The stretch between August and November isn’t just spooky. It’s a mashup of Chinese, indigenous, Catholic, and Western beliefs that all seem to occupy the same space in people’s heads—and sometimes in their calendars.
Ghost Month, Halloween, and Undas Walk Into a Barangay...
It starts with the Ghost Month or the Hungry Ghost Festival in August and early September. Brought by Chinese migrants, it marks the time when the dead are said to wander freely. In Filipino homes, incense is lit. In some places, you’ll find food offerings left at corners or windows.
But at the same time, elders in the neighborhood might be warning children not to stay out too late because the manananggal or tikbalang might be around. These are two completely different belief systems—one built on Chinese ancestral practices, the other rooted in pre-colonial animism—but somehow they’re running on the same schedule.
By October, the imported chaos of Halloween enters the chat. Kids dress up as white ladies and Western horror icons. Supermarkets start selling cobweb decorations right next to crucifixes. And no one questions why both are there.
Finally, in November, the mood shifts. Undas arrives, and families gather in cemeteries with flowers, candles, and prayers. It's a Catholic moment of reflection, but the spiritual residue from the past two months is still thick in the air.
Cultural Remix or Confusing Combo?
For some, this mashup makes perfect sense. Young writer Madeline De Mesa, who blogs for Mumu Desktop, calls it a “layered memory system.”
“We remember through rituals, but the rituals get recycled. What used to scare us becomes costume play. What used to be sacred gets retold in new ways. That’s not dilution—it’s evolution,” she wrote in a recent post.
Others feel differently. A comment in the Philippine Folklore and Urban Legends Facebook group summed up the frustration:
“Lahat na lang sinasama. Ghost Month is Chinese. Halloween is American. Undas is Catholic. Bakit parang lahat na lang may aswang?”
[Translation: Everything gets mashed up. Ghost Month is Chinese. Halloween is American. Undas is Catholic. Why does it feel like everything ends up with an aswang?]
Still, many Filipinos seem unbothered by the contradiction. Filipino middle-grade author Andrew Jalbuena Pasaporte, known for Gimo Jr. and the Aswang Clan, sees this blend as a reflection of how folklore works.

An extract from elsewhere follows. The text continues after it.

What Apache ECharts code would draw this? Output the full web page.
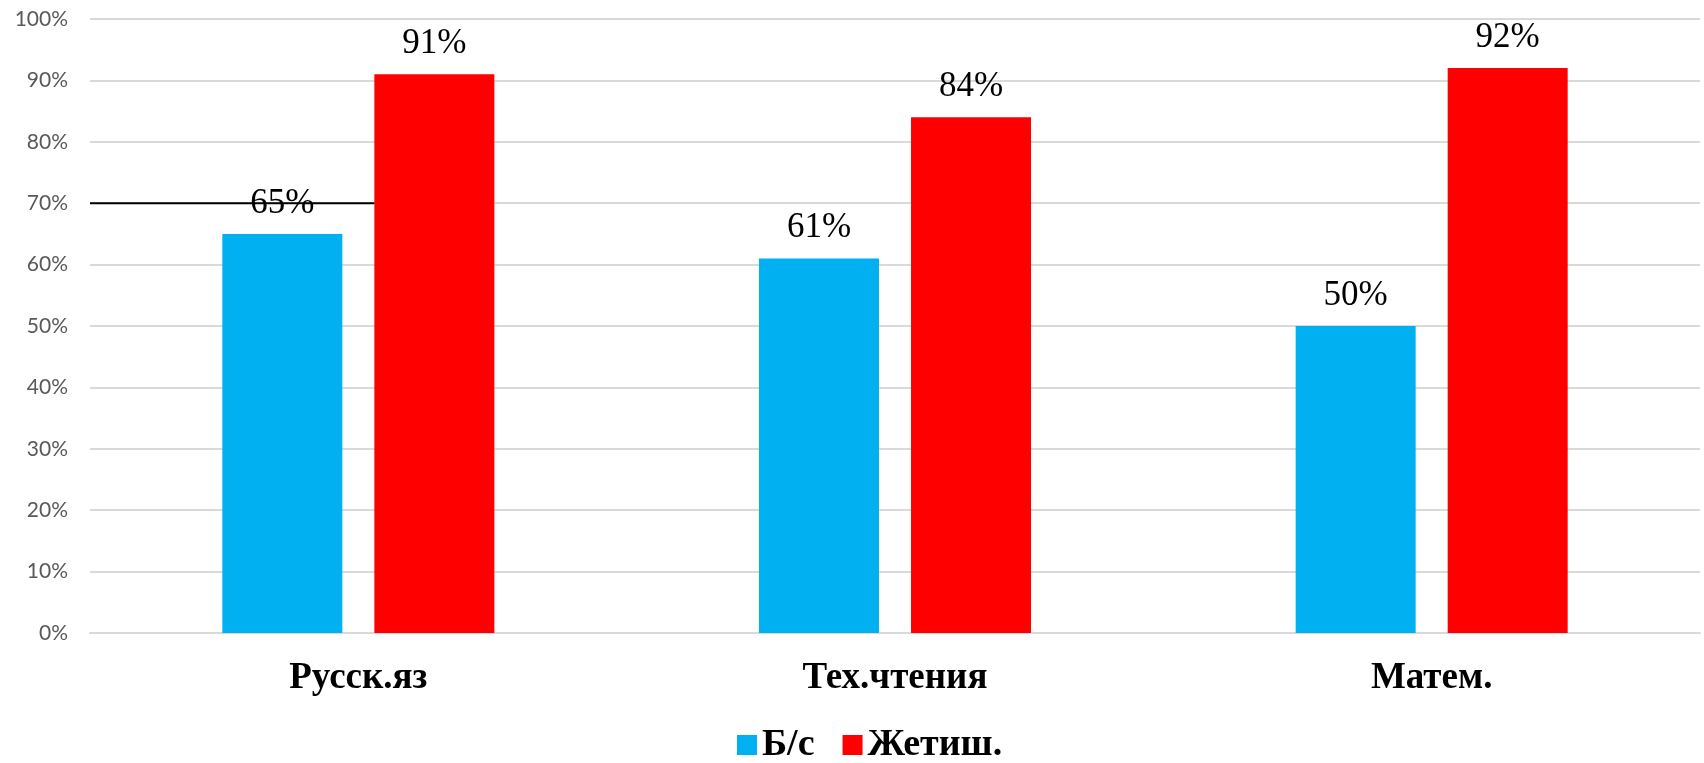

“Folklore isn’t loyal to borders or doctrine. It follows what people fear, what they remember, and what they pass on. You can have saints on the altar and an aswang in the backyard story—and that’s not strange at all.”
We Don’t Separate the Sacred and the Supernatural
From August to November, Filipino households might burn incense for wandering spirits, decorate with fake blood, and offer mass intentions for the faithful departed—all within the same season. The confusion, in many ways, is the culture.
This extended ghost season shows how Filipinos honor the dead, play with fear, and adapt to change without needing to choose just one version of belief. The only thing longer than the Filipino Christmas season is our supernatural one. And both come with food, family, and just enough mystery to make us feel alive.